■ Data shown:

'''

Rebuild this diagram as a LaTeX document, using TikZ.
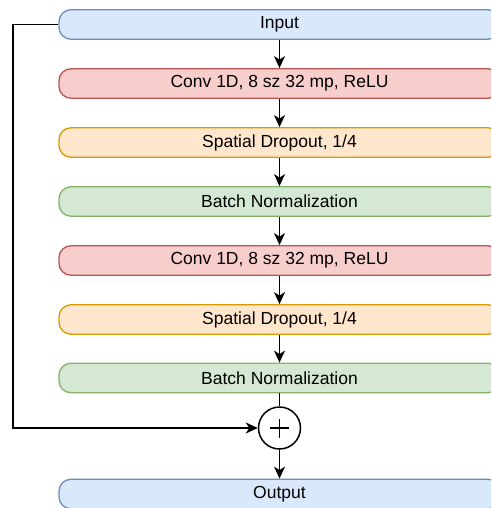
\documentclass[tikz,border=0pt]{standalone}
\usepackage{fontspec}
\setmainfont{Liberation Sans}
\usetikzlibrary{arrows.meta}
\definecolor{bfill}{HTML}{DAE8FC}\definecolor{bdraw}{HTML}{6C8EBF}
\definecolor{rfill}{HTML}{F8CECC}\definecolor{rdraw}{HTML}{B85450}
\definecolor{ofill}{HTML}{FFE6CC}\definecolor{odraw}{HTML}{D79B00}
\definecolor{gfill}{HTML}{D5E8D4}\definecolor{gdraw}{HTML}{82B366}
\tikzset{
  layer/.style={rounded corners=12pt, minimum width=441pt, minimum height=29.5pt, inner sep=0pt,
    line width=1.3pt, font=\fontsize{17.5}{20}\selectfont, text=black},
  blue/.style={layer, fill=bfill, draw=bdraw},
  red/.style={layer, fill=rfill, draw=rdraw},
  orange/.style={layer, fill=ofill, draw=odraw},
  green/.style={layer, fill=gfill, draw=gdraw},
  conn/.style={line width=1.7pt, -{Stealth[length=12pt, width=11pt, inset=3.5pt]}},
}
\begin{document}
\begin{tikzpicture}[x=1pt,y=-1pt]
\useasboundingbox (0,0) rectangle (491,508);
\clip (0,0) rectangle (491,508);
\node[blue]   (in) at (279.5,24.5) {Input};
\node[red]    (c1) at (279.5,83.5) {Conv 1D, 8 sz 32 mp, ReLU};
\node[orange] (d1) at (279.5,142.5) {Spatial Dropout, 1/4};
\node[green]  (b1) at (279.5,201.5) {Batch Normalization};
\node[red]    (c2) at (279.5,260.5) {Conv 1D, 8 sz 32 mp, ReLU};
\node[orange] (d2) at (279.5,319.5) {Spatial Dropout, 1/4};
\node[green]  (b2) at (279.5,378) {Batch Normalization};
\node[circle, draw=black, line width=1.5pt, fill=white, minimum size=42pt, inner sep=0pt] (sum) at (279.5,428) {};
\draw[line width=1.6pt] ([xshift=-9.5pt]sum.center) -- ([xshift=9.5pt]sum.center)
  ([yshift=-9.5pt]sum.center) -- ([yshift=9.5pt]sum.center);
\node[blue]   (out) at (279.5,494) {Output};
\draw[conn] (in) -- (c1);
\draw[conn] (c1) -- (d1);
\draw[conn] (d1) -- (b1);
\draw[conn] (b1) -- (c2);
\draw[conn] (c2) -- (d2);
\draw[conn] (d2) -- (b2);
\draw[line width=1.7pt] (b2) -- (sum);
\draw[conn] (sum) -- (out);
\coordinate (corner) at (13,24.5);
\draw[conn] (in.west) -- (corner) |- (sum.west);
\end{tikzpicture}
\end{document}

'''

■ Your instructions: Set down the material above as is, without any pictures.

■ Solution for this exercise:
Rebuild this diagram as a LaTeX document, using TikZ.
\documentclass[tikz,border=0pt]{standalone}
\usepackage{fontspec}
\setmainfont{Liberation Sans}
\usetikzlibrary{arrows.meta}
\definecolor{bfill}{HTML}{DAE8FC}\definecolor{bdraw}{HTML}{6C8EBF}
\definecolor{rfill}{HTML}{F8CECC}\definecolor{rdraw}{HTML}{B85450}
\definecolor{ofill}{HTML}{FFE6CC}\definecolor{odraw}{HTML}{D79B00}
\definecolor{gfill}{HTML}{D5E8D4}\definecolor{gdraw}{HTML}{82B366}
\tikzset{
  layer/.style={rounded corners=12pt, minimum width=441pt, minimum height=29.5pt, inner sep=0pt,
    line width=1.3pt, font=\fontsize{17.5}{20}\selectfont, text=black},
  blue/.style={layer, fill=bfill, draw=bdraw},
  red/.style={layer, fill=rfill, draw=rdraw},
  orange/.style={layer, fill=ofill, draw=odraw},
  green/.style={layer, fill=gfill, draw=gdraw},
  conn/.style={line width=1.7pt, -{Stealth[length=12pt, width=11pt, inset=3.5pt]}},
}
\begin{document}
\begin{tikzpicture}[x=1pt,y=-1pt]
\useasboundingbox (0,0) rectangle (491,508);
\clip (0,0) rectangle (491,508);
\node[blue]   (in) at (279.5,24.5) {Input};
\node[red]    (c1) at (279.5,83.5) {Conv 1D, 8 sz 32 mp, ReLU};
\node[orange] (d1) at (279.5,142.5) {Spatial Dropout, 1/4};
\node[green]  (b1) at (279.5,201.5) {Batch Normalization};
\node[red]    (c2) at (279.5,260.5) {Conv 1D, 8 sz 32 mp, ReLU};
\node[orange] (d2) at (279.5,319.5) {Spatial Dropout, 1/4};
\node[green]  (b2) at (279.5,378) {Batch Normalization};
\node[circle, draw=black, line width=1.5pt, fill=white, minimum size=42pt, inner sep=0pt] (sum) at (279.5,428) {};
\draw[line width=1.6pt] ([xshift=-9.5pt]sum.center) -- ([xshift=9.5pt]sum.center)
  ([yshift=-9.5pt]sum.center) -- ([yshift=9.5pt]sum.center);
\node[blue]   (out) at (279.5,494) {Output};
\draw[conn] (in) -- (c1);
\draw[conn] (c1) -- (d1);
\draw[conn] (d1) -- (b1);
\draw[conn] (b1) -- (c2);
\draw[conn] (c2) -- (d2);
\draw[conn] (d2) -- (b2);
\draw[line width=1.7pt] (b2) -- (sum);
\draw[conn] (sum) -- (out);
\coordinate (corner) at (13,24.5);
\draw[conn] (in.west) -- (corner) |- (sum.west);
\end{tikzpicture}
\end{document}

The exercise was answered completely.